As underwater hydrants always require an environmental permit, open geothermal systems also always require an environmental permit. The category of permit required depends on the rate at which water is pumped from (and re-injected into) the aquifer.

Underground hydrant Type of authorisation
Pumping rate ≤ 96 m³/day Class 2 environmental permit
Pumping rate between 96 m³/day and 20,000 m³/day Class 1B environmental permit
To find out how to apply for an environmental permit, we suggest you visit the Environment Brussels website or click on the following link
http://www.environnement.brussels/le-permis-denvironnement/le-guide-administratif

To find out what information and documentation must be included with your application for an environmental permit (class 1B or class 2), please see the following documents:
List for open geothermal systems 
Download PDF (226Ko)

If you are planning on installing an open geothermal system, you must also submit an application for an underground hydrant permit following the procedure below:

Underground hydrant Type of authorisation
Pumping rate ≤ 96 m³/day Class I authorisation
Pumping rate > 96 m³/day Class II authorisation

Please note: Drilling a well intended for a pumping test does not require a permit, provided the test lasts no more than 2 months and the testing well is not converted into a permanent hydrant.

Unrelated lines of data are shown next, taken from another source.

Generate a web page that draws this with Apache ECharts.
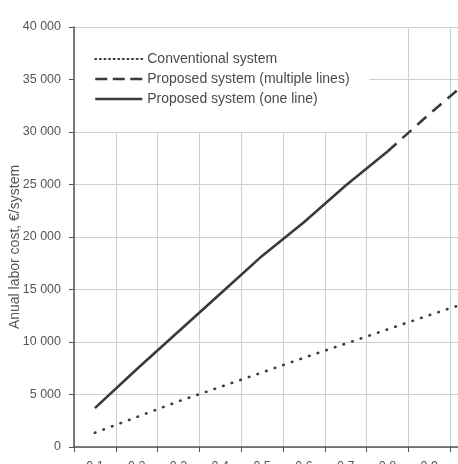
<!DOCTYPE html>
<html>
<head>
<meta charset="utf-8">
<script src="https://cdn.jsdelivr.net/npm/echarts@6/dist/echarts.min.js"></script>
<style>
  html, body { margin: 0; padding: 0; background: #fff; }
  #chart { width: 458px; height: 464px; }
</style>
</head>
<body>
<div id="chart"></div>
<script>
// x categories (the last one lies past the right edge of the picture)
const categories = ['0.1', '0.2', '0.3', '0.4', '0.5', '0.6', '0.7', '0.8', '0.9', '1.0'];

// annual labor cost, €/system
const conventional = [1360, 2850, 4350, 5720, 7100, 8500, 9850, 11200, 12560, 13880];
const proposedOneLine = [3700, 7400, 11000, 14600, 18200, 21400, 24900, 28150, null, null];
const proposedMultiple = [null, null, null, null, null, null, null, 28150, 31700, 35100];

const seriesNames = ['Conventional system', 'Proposed system (multiple lines)', 'Proposed system (one line)'];

const yTicks = { min: 0, max: 40000, interval: 5000 };

const FONT = '"Liberation Sans", Arial, sans-serif';
const INK = '#3a3a3a';

// 40000 -> "40 000"
const fmt = (v) => String(v).replace(/\B(?=(\d{3})+(?!\d))/g, ' ');

const chart = echarts.init(document.getElementById('chart'));

chart.setOption({
  animation: false,
  backgroundColor: '#fff',
  textStyle: { fontFamily: FONT },
  grid: { left: 74, top: 27, right: -34, bottom: 17, containLabel: false, outerBoundsMode: 'none' },
  legend: {
    orient: 'vertical',
    left: 75,
    top: 28,
    padding: [24, 20, 26, 19],
    backgroundColor: '#fff',
    itemWidth: 47,
    itemHeight: 14,
    itemGap: 6,
    itemStyle: { opacity: 0 },
    textStyle: { fontSize: 14, color: '#4a4a4a', fontFamily: FONT },
    data: [
      { name: seriesNames[0], lineStyle: { type: [1, 3.6], width: 2, cap: 'round', color: INK } },
      { name: seriesNames[1], lineStyle: { type: [12, 5.5], width: 2.5, color: INK } },
      { name: seriesNames[2], lineStyle: { type: 'solid', width: 2.5, color: INK } },
    ],
    z: 10,
  },
  xAxis: {
    type: 'category',
    data: categories,
    boundaryGap: true,
    axisLine: { lineStyle: { color: '#555', width: 1.5 } },
    axisTick: { show: true, inside: false, length: 5, interval: 0, lineStyle: { color: '#555' } },
    axisLabel: { interval: 0, margin: 13, fontSize: 12.5, color: '#555' },
    splitLine: { show: true, interval: 0, lineStyle: { color: '#cfcfcf', width: 1 } },
  },
  yAxis: {
    type: 'value',
    min: yTicks.min,
    max: yTicks.max,
    interval: yTicks.interval,
    name: 'Anual labor cost, €/system',
    nameLocation: 'middle',
    nameGap: 52,
    nameMoveOverlap: false,
    nameTextStyle: { fontSize: 14, color: '#555', fontFamily: FONT, padding: [0, 20, 0, 0] },
    axisLine: { show: true, lineStyle: { color: '#555', width: 1.5 } },
    axisTick: { show: true, inside: false, length: 5, lineStyle: { color: '#555' } },
    axisLabel: { margin: 13, fontSize: 12.5, color: '#555', formatter: fmt },
    splitLine: { show: true, lineStyle: { color: '#cfcfcf', width: 1 } },
  },
  series: [
    {
      name: seriesNames[0],
      type: 'line',
      data: conventional,
      symbol: 'none',
      lineStyle: { color: INK, width: 2.6, type: [0.5, 8.6], cap: 'round' },
      itemStyle: { color: INK },
      z: 3,
    },
    {
      name: seriesNames[1],
      type: 'line',
      data: proposedMultiple,
      symbol: 'none',
      lineStyle: { color: INK, width: 2.6, type: [12, 8] },
      itemStyle: { color: INK },
      z: 3,
    },
    {
      name: seriesNames[2],
      type: 'line',
      data: proposedOneLine,
      symbol: 'none',
      lineStyle: { color: INK, width: 2.6, type: 'solid' },
      itemStyle: { color: INK },
      z: 3,
    },
  ],
});
</script>
</body>
</html>
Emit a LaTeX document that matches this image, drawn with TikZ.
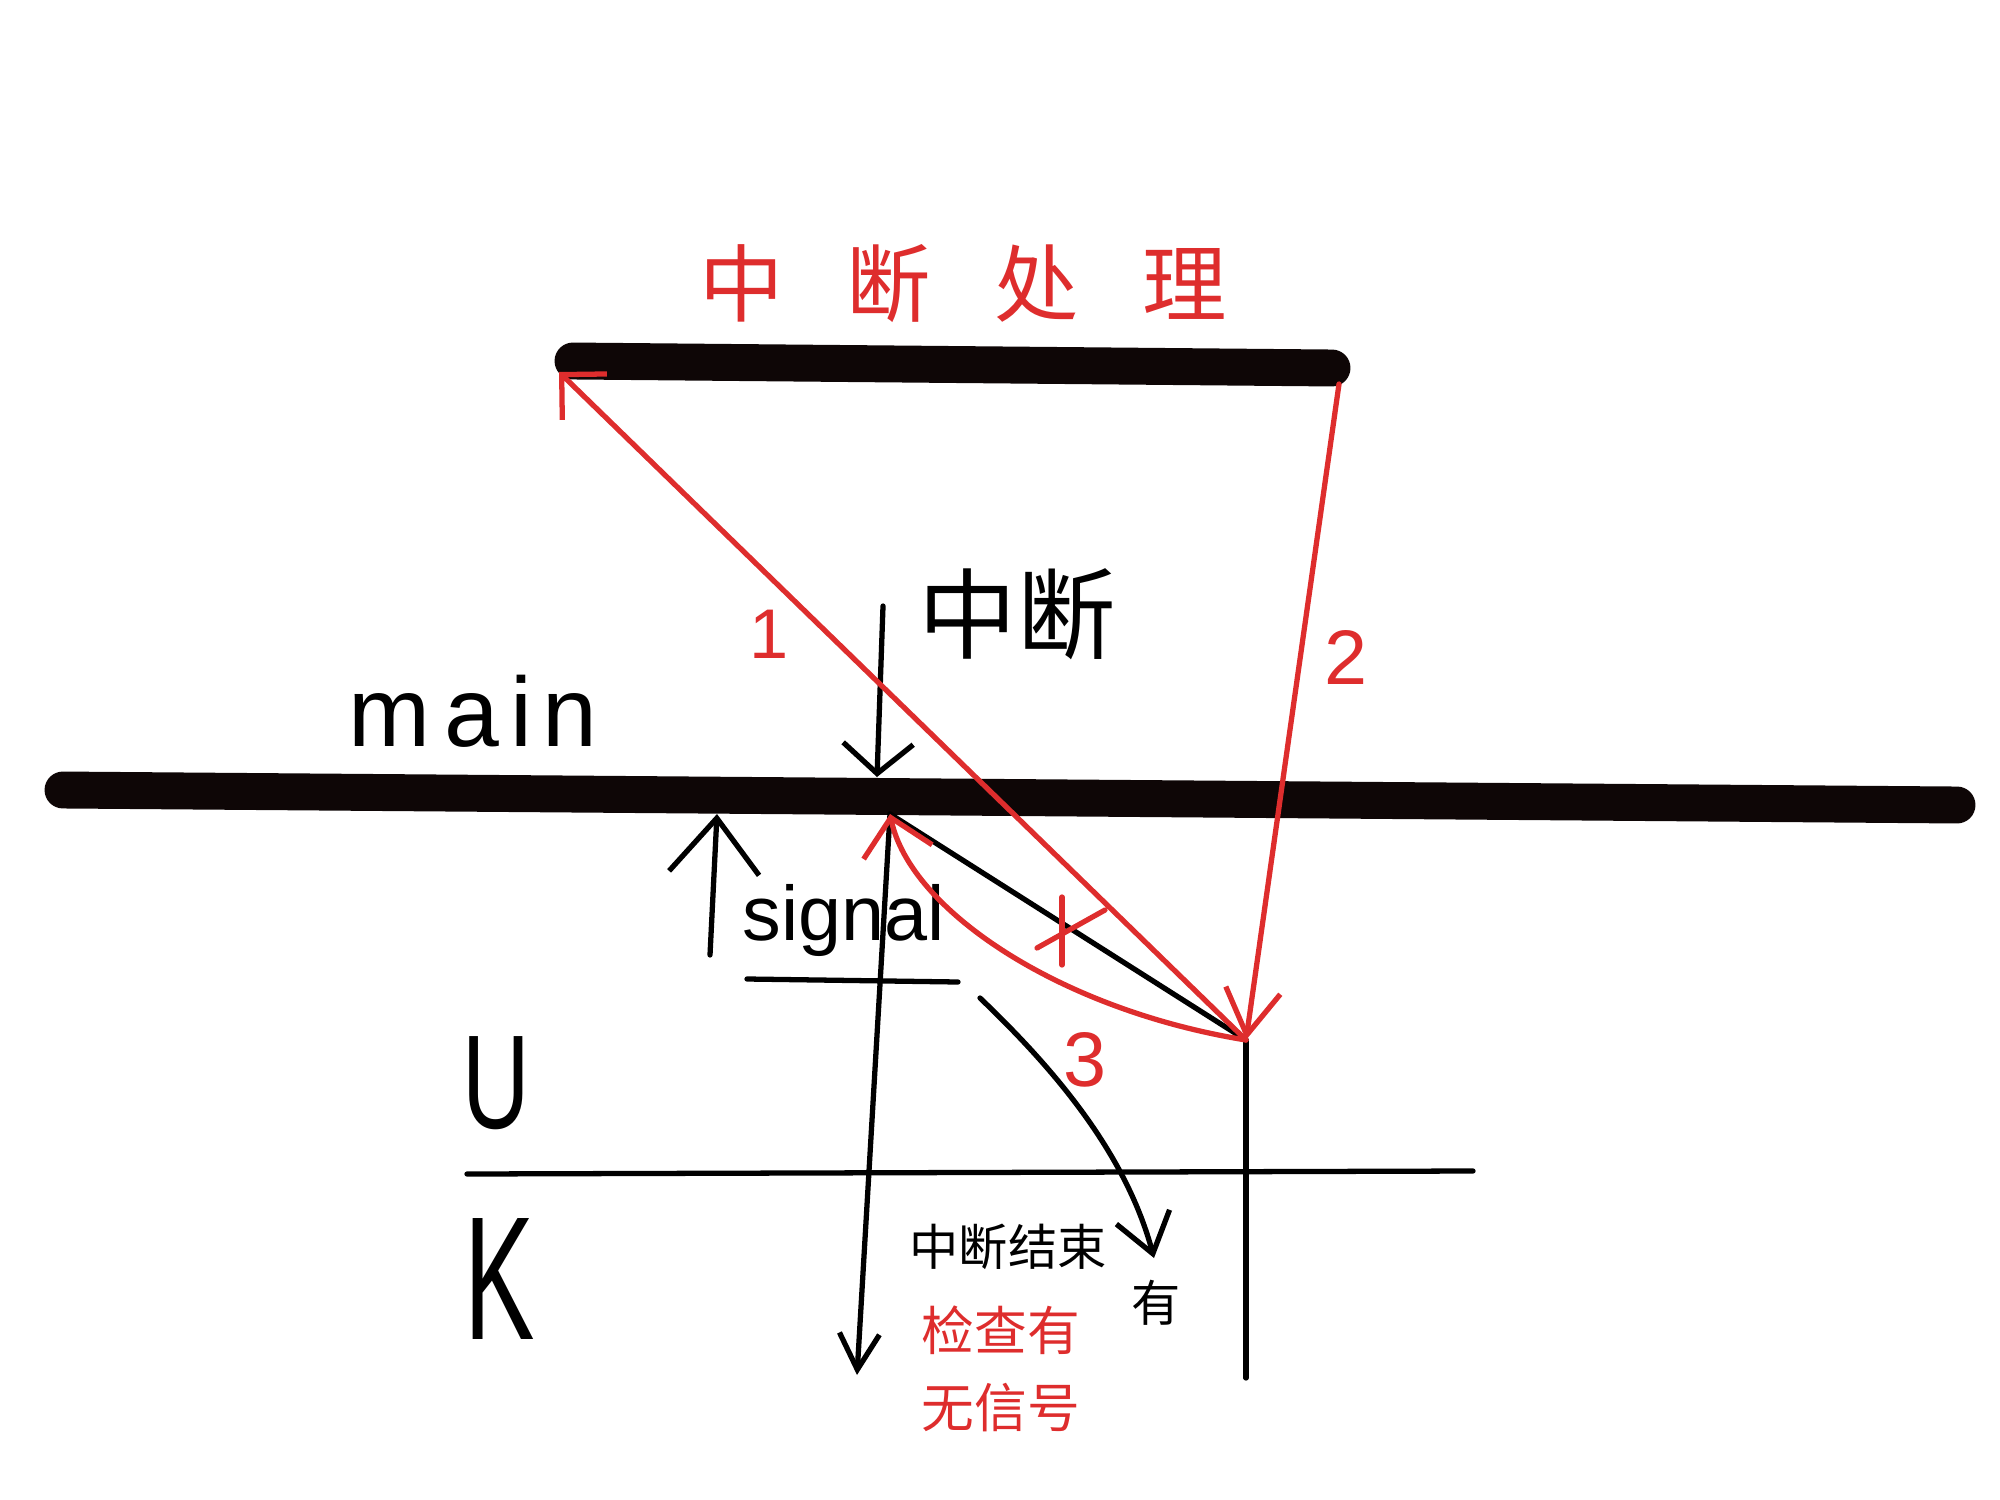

Applications for underground hydrant permits must be submitted to Environment Brussels using the forms available on the following page: 
http://www.environnement.brussels/thematiques/eau/leau-bruxelles/eaux-souterraines/formulaires-relatifs-aux-demandes-dautorisation-de.
A list of required documents is provided in the forms.

It should be noted that relevant laws are under review, and that the dual permit system currently in force for open geothermal systems may be simplified. A specific law regulating geothermal systems (both open and closed) will soon enter into force.

Geothermics and urban planning

The Brussels code of town and country planning (known as CoBAT) requires a planning permit to build or install permanent equipment on a given piece of land (article 98, §1.1).

This means that installing a geothermal system also requires a planning permit.